Sorry Shaun I realise you probably have a to-do list longer than your arm, but would it be possible to allow .gpx files in the download section please?

It would be a good way put routes up and take up less space than either zipping them or putting an image.


----------



## HLaB (14 Jul 2010)

mcshroom said:


> Sorry Shaun I realise you probably have a to-do list longer than your arm, but would it be possible to allow .gpx files in the download section please?
> 
> It would be a good way put routes up and take up less space than either zipping them or putting an image.



He's working on it B)


----------



## Shaun (14 Jul 2010)

.gpx files are already allowed ... 

As are .kml and .kmz Google Earth files.

Cheers,
Shaun


----------



## HLaB (14 Jul 2010)

Admin said:


> .gpx files are already allowed ...
> 
> As are .kml and .kmz Google Earth files.
> 
> ...



B)


----------



## Shaun (14 Jul 2010)

If there are any other useful file extensions that people want adding, just let me know.

Cheers,
Shaun


----------



## mcshroom (14 Jul 2010)

HLaB said:


> He's working on it B)



Sorry had a look round and missed that one


----------



## mcshroom (14 Jul 2010)

Admin said:


> .gpx files are already allowed ...
> 
> As are .kml and .kmz Google Earth files.
> 
> ...



Thanks


----------



## benb (15 Jul 2010)

What would be brilliant would be if you could click on the file and it would automatically fire up a map with the route on it.
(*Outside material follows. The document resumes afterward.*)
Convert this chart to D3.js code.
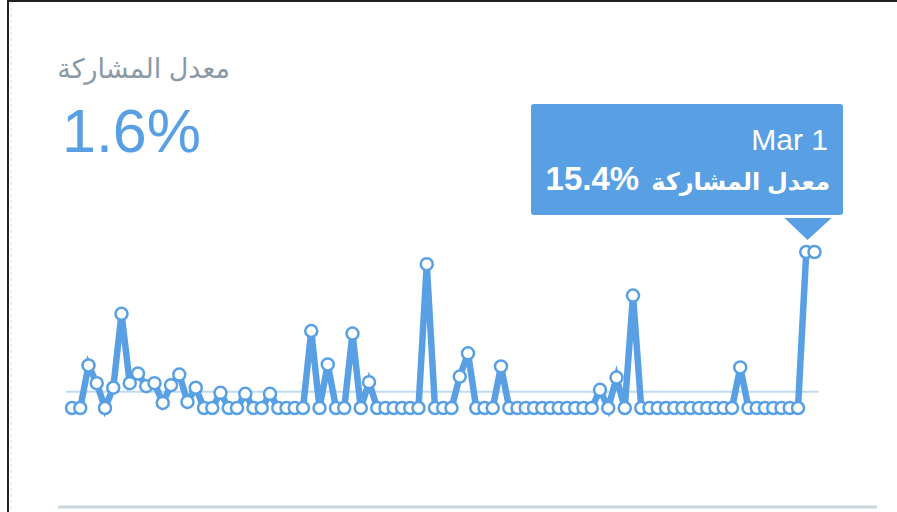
<!DOCTYPE html>
<html><head><meta charset="utf-8">
<script src="https://cdn.jsdelivr.net/npm/d3@7"></script>
<style>
html,body{margin:0;padding:0;background:#fff;}
svg{display:block;}
</style></head>
<body>
<svg id="chart" width="897" height="512"></svg>
<script>
// ---- data ----
const startDate = "2017-12-01"; // first day shown (Dec 1 … Mar 1)
const values = [0, 0, 4.2, 2.45, 0, 2.0, 9.3, 2.45, 3.4, 2.15,
  2.45, 0.5, 2.25, 3.3, 0.6, 2.0, 0, 0, 1.5, 0,
  0, 1.4, 0, 0, 1.4, 0, 0, 0, 0, 7.6,
  0, 4.3, 0, 0, 7.35, 0, 2.55, 0, 0, 0,
  0, 0, 0, 14.2, 0, 0, 0, 3.1, 5.4, 0,
  0, 0, 4.1, 0, 0, 0, 0, 0, 0, 0,
  0, 0, 0, 0, 1.8, 0, 3.0, 0, 11.1, 0,
  0, 0, 0, 0, 0, 0, 0, 0, 0, 0,
  0, 4.0, 0, 0, 0, 0, 0, 0, 0, 15.4,
  15.4];
const average = 1.6;
const titleText = "معدل المشاركة";
const averageLabel = "1.6%";
const tooltipDate = "Mar 1";
const tooltipValue = "15.4%";

const dates = d3.timeDay.range(new Date(startDate + "T00:00:00"), d3.timeDay.offset(new Date(startDate + "T00:00:00"), values.length));
const data = values.map((v, i) => ({date: dates[i], value: v}));

// ---- layout ----
const blue = "#58a0e3";
const svg = d3.select("#chart");

// frame
svg.append("line").attr("x1", 8).attr("x2", 897).attr("y1", 1).attr("y2", 1)
  .attr("stroke", "#222").attr("stroke-width", 2);
svg.append("line").attr("x1", 8).attr("x2", 8).attr("y1", 0).attr("y2", 512)
  .attr("stroke", "#222").attr("stroke-width", 2);
svg.append("line").attr("x1", 11).attr("x2", 11).attr("y1", 2).attr("y2", 512)
  .attr("stroke", "#e6e6e6").attr("stroke-width", 1.5).attr("stroke-dasharray", "3,3");

const x = d3.scaleTime().domain(d3.extent(dates)).range([72, 814.5]);
const y = d3.scaleLinear().domain([0, 15.4]).range([408, 252]);

// title + big number
svg.append("text").attr("x", 230).attr("y", 78).attr("text-anchor", "end")
  .attr("font-family", "'Liberation Sans','DejaVu Sans',sans-serif").attr("font-size", 27)
  .attr("fill", "#8a99a5").text(titleText);
svg.append("text").attr("x", 62).attr("y", 152)
  .attr("font-family", "'Liberation Sans',Arial,sans-serif").attr("font-size", 61)
  .attr("fill", blue).text(averageLabel);

// average line
svg.append("line").attr("x1", x(dates[0]) - 6).attr("x2", x(dates[dates.length - 1]) + 4)
  .attr("y1", y(average)).attr("y2", y(average))
  .attr("stroke", "#bcdaf3").attr("stroke-width", 2);

// bottom rule
svg.append("line").attr("x1", 58).attr("x2", 877).attr("y1", 507).attr("y2", 507)
  .attr("stroke", "#ccd6dd").attr("stroke-width", 3);

// line
const line = d3.line().x(d => x(d.date)).y(d => y(d.value));
svg.append("path").datum(data).attr("d", line)
  .attr("fill", "none").attr("stroke", blue).attr("stroke-width", 6.5)
  .attr("stroke-linejoin", "miter").attr("stroke-miterlimit", 4);

// points
svg.selectAll("circle.pt").data(data).join("circle").attr("class", "pt")
  .attr("cx", d => x(d.date)).attr("cy", d => y(d.value)).attr("r", 6)
  .attr("fill", "#fff").attr("stroke", blue).attr("stroke-width", 2.5);

// tooltip
const last = data[data.length - 1];
const tipX = x(last.date) - 7, tipY = y(last.value) - 12;
const tip = svg.append("g");
tip.append("rect").attr("x", 531).attr("y", 104).attr("width", 312).attr("height", 111)
  .attr("rx", 3).attr("fill", blue);
tip.append("path").attr("d", `M${tipX - 23},218 L${tipX + 24},218 L${tipX},${tipY} Z`).attr("fill", blue);
tip.append("text").attr("x", 828).attr("y", 150).attr("text-anchor", "end")
  .attr("font-family", "'Liberation Sans',Arial,sans-serif").attr("font-size", 30)
  .attr("fill", "#fff").text(tooltipDate);
const ar = tip.append("text").attr("x", 830).attr("y", 190).attr("text-anchor", "end")
  .attr("font-family", "'Liberation Sans','DejaVu Sans',sans-serif").attr("font-size", 24).attr("font-weight", "bold")
  .attr("fill", "#fff").text(titleText);
const arW = ar.node().getComputedTextLength();
tip.append("text").attr("x", 830 - arW - 12).attr("y", 190).attr("text-anchor", "end")
  .attr("font-family", "'Liberation Sans',Arial,sans-serif").attr("font-size", 33).attr("font-weight", "bold")
  .attr("fill", "#fff").text(tooltipValue);
</script>
</body></html>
Don't know if that's possible.


----------



## ColinJ (15 Jul 2010)

benb said:


> What would be brilliant would be if you could click on the file and it would automatically fire up a map with the route on it. Don't know if that's possible.


For each GPX file I upload, I'll also supply a link  to the route on Bikely - like this one.


----------



## benb (15 Jul 2010)

ColinJ said:


> For each GPX file I upload, I'll also supply a link to the route on Bikely - like this one.



Very nice.


----------